整理と整頓によって職場がきれいになったなら、次に取り組むのが「きれいを維持する」清掃となる。あるメーカーは、わずかの埃さえ嫌うデジタル製品を扱うために、徹底した清掃に取り組んだ。
床や壁をA2サイズに区切り、役員から管理職、社員が総出で徹底的に磨き上げた。そうやって工場をそれこそピカピカに磨き上げたうえで、毎日、就業時間中に15分間ラインを止めて、生産現場、間接部門の人間が全員、ほうきやモップ、雑巾を手に清掃に取り掛かるようにした。

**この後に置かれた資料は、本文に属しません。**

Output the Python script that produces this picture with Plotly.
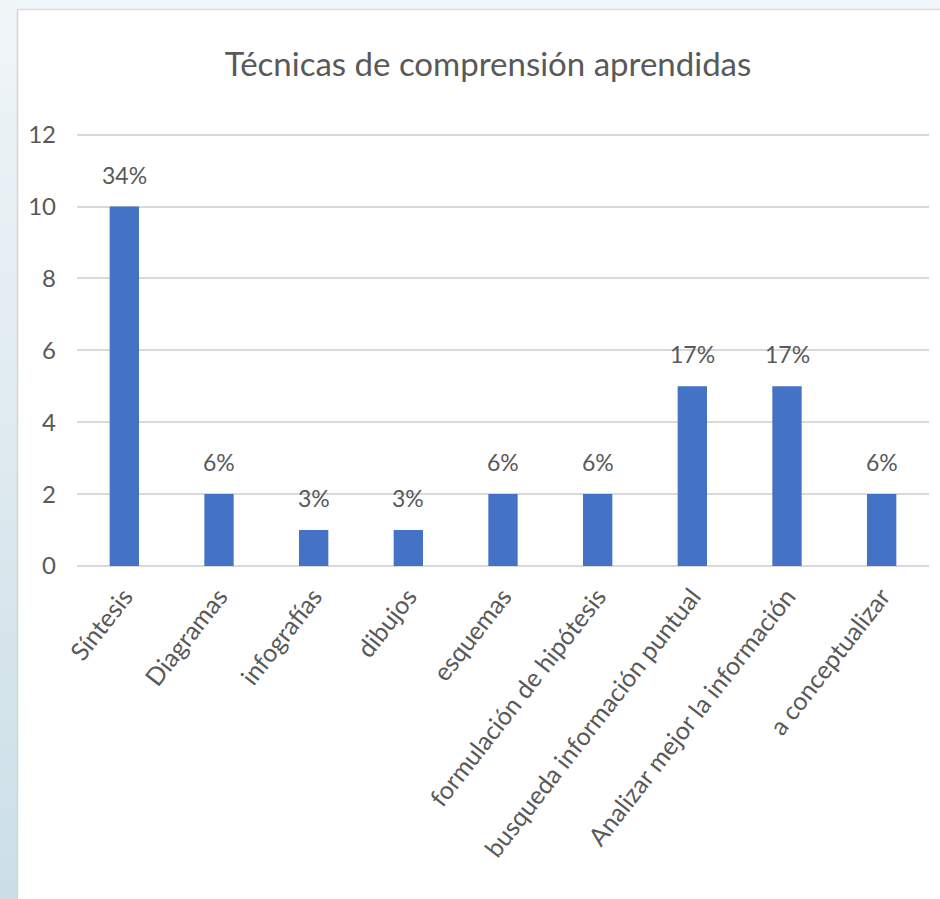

生産性の点からは、清掃は業者に任せ、その間もラインを動かすほうが効率的だろう。だが、「職場の環境は自分たちで守る」という「全員参画」の意識を社員全員に持たせるために、何年も続けている。「安全」と「衛生」はすべてに優先する。社員全員にこうした意識を徹底し、ゴミ一つ落ちていない、埃一つない職場環境が風土になるまでやり続けるのがトヨタ式5Sの考え方だ。
「ゴミを拾う、汚れを拭く」から「真因を潰す改善」へ
これだけでもかなりのレベルだが、トヨタ式5Sにはその先がある。目指すのは「汚したくても汚れない職場づくり」だ。そのためにはゴミや汚れの「真因」を調べて、徹底した改善を行う必要がある。
ゴミが落ちていたら拾う。汚れに気づいたら拭き取る。しかし、これだけでは本当の原因を潰したことにはならない。たとえばある工程で塗料の付着が目立つとすれば、機械の改善を行うことで汚れを少しでも減らす努力をする。あるいは、ゴミや汚れの原因が部品などを購入した際の過剰包装にあるとすれば、協力会社と知恵を出し合って可能な限り簡素化をしていくことが必要だ。
あるメーカーが「ゴミゼロ」に挑戦した際、社内での徹底した分別やリサイクルへの取り組みと並行して進めたのがゴミの元を辿ることだった。過剰包装などに原因があるということは「ゴミをお金を出して買っている」ことになる。そこで、1社1社、1点1点改善を重ねることで実現したのがゴミゼロだったが、こうした改善を積み重ねた先にあるのが「汚したくても汚れない」職場である。
トヨタ式5Sで大切なのは整理と整頓を終え、職場がきれいになったからとそこで手を緩めないことだ。「きれい」を維持することも大切だが、もっと大切なのは「きれいであり続ける」ために汚れやゴミ、散らかるといったことの一つひとつについて「なぜ」を何度も繰り返して「真因」を調べ、改善を行うことだ。
トヨタ式改善では問題があればラインを止めるが、その先にあるのは「止めたくても止まらない」ほどのラインをつくり上げることである。同様に5Sも「汚したくても汚れない」ほどの改善をして初めて「5Sをやっています」と胸を張ることができるのである。
トヨタ式改善を導入するためにはまず5Sのような基礎基本の徹底が欠かせない。5Sの徹底だけでも原価低減などかなりの効果が期待できるが、基礎基本を通してトヨタ式改善の基本的な考え方を身に付けることができればその先へと進むのはうんと楽になる。